Researchers found that the most common reasons for taking part in the program included:

  • an inability to participate in enjoyable activities and loss of dignity
  • loss of autonomy

Elizabeth Trice Loggers, M.D., Ph.D., corresponding author and medical director of SCCA’s Supportive and Palliative Care Service said, “People who pursue Death with Dignity tend to be individuals who want to be independent and want to have control over the conditions and timing of their final moments of life.”

After Oregon, Washington was the second state to put into action the Death with Dignity law, it was approved in November 2008 after a voter-approved referendum and went into effect in March 2009.

Informed adults who live in the state, under the Washington law, who have a life expectancy of six months or less because of a diagnosed medical issue, can ask for and self-administer lethal medicine. Doctors who prescribe the drug do not help patients in taking the medicine.
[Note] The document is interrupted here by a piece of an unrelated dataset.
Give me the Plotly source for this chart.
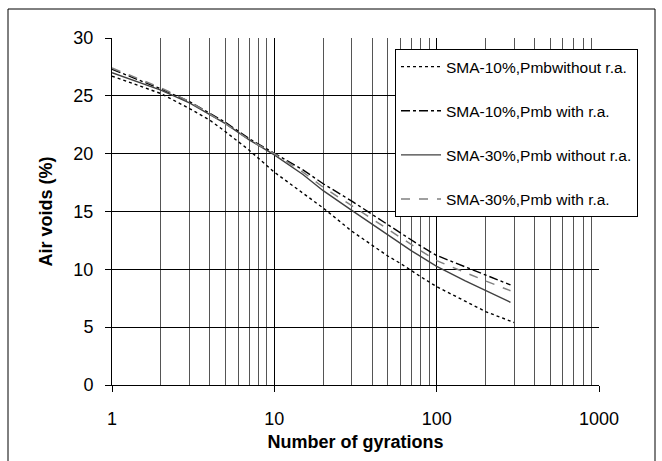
import plotly.graph_objects as go

# ---- data ----
gyr = [1, 2, 3, 4, 5, 7, 10, 15, 20, 30, 40, 50, 60, 70, 80, 100, 150, 200, 285]
gyr_dot = [1, 2, 3, 4, 5, 7, 10, 15, 20, 30, 40, 50, 60, 70, 80, 100, 150, 200, 300]

sma10_without = [26.7, 25.2, 23.9, 22.9, 21.9, 20.3, 18.4, 16.6, 15.3, 13.3, 12.1, 11.15, 10.5, 9.85, 9.35, 8.5, 7.25, 6.35, 5.4]
sma10_with = [27.3, 25.6, 24.5, 23.5, 22.7, 21.3, 20.05, 18.6, 17.4, 15.9, 14.75, 13.85, 13.1, 12.5, 12.0, 11.2, 10.2, 9.5, 8.65]
sma30_without = [27.0, 25.5, 24.4, 23.4, 22.6, 21.2, 19.9, 18.2, 16.8, 15.1, 13.9, 13.0, 12.2, 11.6, 11.1, 10.25, 9.0, 8.15, 7.15]
sma30_with = [27.4, 25.7, 24.5, 23.4, 22.6, 21.2, 20.0, 18.4, 17.1, 15.5, 14.35, 13.45, 12.7, 12.1, 11.6, 10.75, 9.7, 9.0, 8.15]

names = ["SMA-10%,Pmbwithout r.a.", "SMA-10%,Pmb with r.a.",
         "SMA-30%,Pmb without r.a.", "SMA-30%,Pmb with r.a."]
x_ticks = [1, 10, 100, 1000]
x_minor = [m * d for d in (1, 10, 100) for m in range(2, 10)]
y_ticks = [0, 5, 10, 15, 20, 25, 30]

W, H = 662, 461
L, R, T, B = 112, 599, 38, 385  # plot area in px


def px(x):
    return (x - L) / (R - L)


def py(y):
    return (B - y) / (B - T)


fig = go.Figure()
series = [
    (gyr_dot, sma10_without, names[0], "black", "dot", 1.4),
    (gyr, sma10_with, names[1], "black", "dashdot", 1.4),
    (gyr, sma30_without, names[2], "#404040", "solid", 1.4),
    (gyr, sma30_with, names[3], "#808080", "dash", 1.5),
]
for i, (xs, ys, nm, col, dash, w) in enumerate(series):
    fig.add_trace(go.Scatter(
        x=xs, y=ys, name=nm, mode="lines", legendgroup=str(i),
        line=dict(color=col, dash=dash, width=w),
    ))

font = "Liberation Sans, Arial, sans-serif"
fig.update_layout(
    width=W, height=H,
    margin=dict(l=L, r=W - R, t=T, b=H - B),
    paper_bgcolor="white", plot_bgcolor="white",
    font=dict(family=font, color="black", size=18),
    showlegend=True,
    legend=dict(
        x=px(395), y=py(49), xanchor="left", yanchor="top",
        bgcolor="white", bordercolor="black", borderwidth=1,
        font=dict(family=font, size=15.5, color="black"),
        tracegroupgap=21, itemwidth=40,
    ),
    xaxis=dict(
        type="log", range=[0, 3], tickvals=x_ticks,
        ticktext=[str(v) for v in x_ticks],
        showgrid=True, gridcolor="black", gridwidth=1,
        minor=dict(tickmode="array", tickvals=x_minor, showgrid=True,
                   gridcolor="#555555", gridwidth=1, ticks=""),
        showline=True, linecolor="black", linewidth=1,
        ticks="outside", ticklen=6, tickcolor="black",
        ticklabelstandoff=11,
        title=dict(text="<b>Number of gyrations</b>", standoff=7,
                   font=dict(size=18, family=font)),
        zeroline=False,
    ),
    yaxis=dict(
        range=[0, 30], tickvals=y_ticks,
        showgrid=True, gridcolor="black", gridwidth=1,
        showline=True, linecolor="black", linewidth=1,
        ticks="outside", ticklen=6, tickcolor="black",
        ticklabelstandoff=8,
        title=dict(text="<b>Air voids (%)</b>", standoff=16,
                   font=dict(size=18, family=font)),
        zeroline=False,
    ),
)

# outer frame (left, top, right)
fig.add_shape(type="line", xref="paper", yref="paper",
              x0=px(8), x1=px(8), y0=py(9), y1=py(470),
              line=dict(color="black", width=1))
fig.add_shape(type="line", xref="paper", yref="paper",
              x0=px(8), x1=px(655), y0=py(9), y1=py(9),
              line=dict(color="black", width=1))
fig.add_shape(type="line", xref="paper", yref="paper",
              x0=px(655), x1=px(655), y0=py(9), y1=py(470),
              line=dict(color="black", width=1))

fig.write_html("out.html")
A group of 114 patients asked for information about the institution’s Death with Dignity program between March 2009 and December 2011. Among those patients, 44 did not participate in the program, and 30 others started the process but chose not to continue or passed away before finishing the steps required to get a prescription for lethal medicine.

Forty people got the prescription and 24 passed away after taking the medication – secobarbital, a barbiturate. The average time from taking the medication to death was 35 minutes. The other 16 patients did not use the medication and eventually passed away from their disease.

The participants were mostly Caucasian men with more than a high school education, they were all married and ranged in age from 42 to 91 years.

The authors wrote that there were no unexpected problems, except for one patient who died a day after taking the lethal medication – giving the caregiver and clinician stress.

The authors explained:

“Anecdotally, families describe the death as peaceful (even when death has taken longer than the average of approximately 35 minutes). We have not received complaints from family members or caregivers regarding our process or the manner of death of any patients.”

The authors suggest the acceptance of the Death with Dignity program was due to:

  • the professionalism of the advocates
  • the care given by the doctors when conversing with patients and families
  • the low profile of the program
  • SCAA leadership’s willingness to encourage debate

Furthering the program’s acceptance, some doctors who were originally opposed to the policy ended up joining the program.

The Death with Dignity program in Oregon reported that patients had better end of life control and were more ready for death.